Andrew Alfano, a senior vice president of retail at Starbucks, said that an experience like Ms. Navarro’s was an anomaly, and that the company provided at least a week’s notice of work hours, as well as stable schedules for employees who want them. However, in interviews with current and recent workers at 17 Starbucks outlets around the country, only two said they received a week’s notice of their hours; some got as little as one day.
“If for some reason we haven’t lived up to what we aspire to, it’s really disappointing,” Mr. Alfano said. “We want to know about it, we want to fix it.” Another spokesman said the company would reiterate its scheduling policies to managers across the country.
Like many employers, Starbucks also says that its variable hours can be a plus, adding that the coffee chain provides benefits — like health care, 401(k) matching, stock and tuition for online degrees — that many retailers do not. (Ms. Navarro said she was three classes shy of being able to transfer and take advantage of the tuition offer.)
But flexibility — an alluring word for white-collar workers, who may desire, say, working from home one day a week — can have a darker meaning for many low-income workers as a euphemism for unstable hours or paychecks. Legislators and activists are now promoting proposals and laws to mitigate the scheduling problems. But those who manufacture and study scheduling software, including Mr. DeWitt of Kronos, advocate a more direct solution: for employers and managers to use the software to build in schedules with more accommodating core hours.
“The same technology could be used to create more stability and predictability,” said Zeynep Ton, a professor at M.I.T. who studies retail operations.
Ms. Navarro turned out to be a case in point.
By August, she and Gavin were staying on an air mattress at the home of a former co-worker, with occasional nights at her aunt’s house, and no idea where they would go next. Gavin was crying more than usual, exhausted and unsure of where Mr. Martinez had gone. Over the past month she had downgraded her ambitions; the best she now hoped for was to be promoted to shift supervisor. The only happy news was that she had somehow passed her driving test.

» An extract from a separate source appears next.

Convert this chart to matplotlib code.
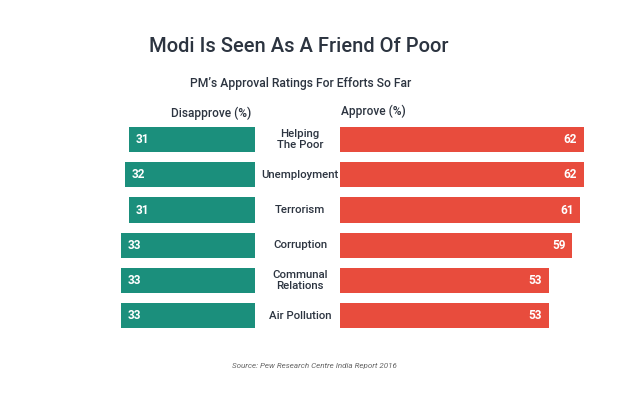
import matplotlib
matplotlib.use("Agg")
import matplotlib.pyplot as plt
from matplotlib.transforms import blended_transform_factory

plt.rcParams["font.family"] = ["Roboto", "DejaVu Sans"]

# data
categories = ["Helping\nThe Poor", "Unemployment", "Terrorism", "Corruption",
              "Communal\nRelations", "Air Pollution"]
disapprove = [31, 32, 31, 33, 33, 33]
approve = [62, 62, 61, 59, 53, 53]

green = "#1b8f7c"
red = "#e84c3d"
dark = "#2c3440"

W, H = 640, 412
fig = plt.figure(figsize=(W / 100, H / 100), dpi=100)
fig.patch.set_facecolor("white")

# axes placed in pixel terms
top_px, bot_px = 122, 333.2
ax_b = (H - bot_px) / H
ax_h = (bot_px - top_px) / H
ax_l = fig.add_axes([100 / W, ax_b, 155 / W, ax_h])
ax_r = fig.add_axes([340 / W, ax_b, 260 / W, ax_h])

y = list(range(len(categories)))
ax_l.barh(y, disapprove, height=0.72, color=green)
ax_r.barh(y, approve, height=0.72, color=red)

ax_l.set_xlim(155 / 4.06, 0)
ax_r.set_xlim(0, 260 / 3.94)
for ax in (ax_l, ax_r):
    ax.set_ylim(len(categories) - 0.5, -0.5)
    ax.axis("off")

# value labels inside the bars
for i, v in enumerate(disapprove):
    ax_l.annotate(str(v), (v, i), xytext=(5, 0), textcoords="offset points",
                  ha="left", va="center", color="white", fontsize=8.5, fontweight="bold")
for i, v in enumerate(approve):
    ax_r.annotate(str(v), (v, i), xytext=(-5, 0), textcoords="offset points",
                  ha="right", va="center", color="white", fontsize=8.5, fontweight="bold")

# category labels between the bars
tr = blended_transform_factory(fig.transFigure, ax_r.transData)
for i, c in enumerate(categories):
    fig.text(300 / W, i, c, transform=tr, ha="center", va="center",
             fontsize=8.2, fontweight="medium", color=dark, linespacing=1.15)

# titles
fig.text(149 / W, 1 - 47 / H, "Modi Is Seen As A Friend Of Poor", ha="left", va="center",
         fontsize=14.5, fontweight="medium", color=dark)
fig.text(301 / W, 1 - 83 / H, "PM\u2019s Approval Ratings For Efforts So Far", ha="center",
         va="center", fontsize=8.7, fontweight="medium", color=dark)
fig.text(211 / W, 1 - 113 / H, "Disapprove (%)", ha="center", va="center",
         fontsize=8.6, fontweight="medium", color=dark)
fig.text(373 / W, 1 - 111 / H, "Approve (%)", ha="center", va="center",
         fontsize=8.6, fontweight="medium", color=dark)
fig.text(314 / W, 1 - 366 / H, "Source: Pew Research Centre India Report 2016", ha="center",
         va="center", fontsize=5.8, style="italic", color="#666666")

fig.savefig("out.png", dpi=100)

Then her wallet was stolen, leaving her without even a bus pass. Ms. Navarro was so desperate that she finally threw herself on her manager’s mercy, taking her into the back room to explain the misery of her situation and plead for more and better hours. “I need the full 40,” she said, slumped on the floor because she was too tired to stand.
Later, asked by a reporter about Ms. Navarro’s situation, a Starbucks spokesman said the company would work to stabilize her schedule.
Even before then, Ms. Navarro’s manager was taking a closer look at her hours. A few days after their discussion, a new schedule appeared. Ms. Navarro would still have to arrive before dawn on the weekend. But she would now work nearly 40 hours a week, which happened rarely before. And for three precious weekdays, her job at Starbucks, her job as a mother and the day care schedule would be in alignment: She would start around 8 in the morning and finish around 4.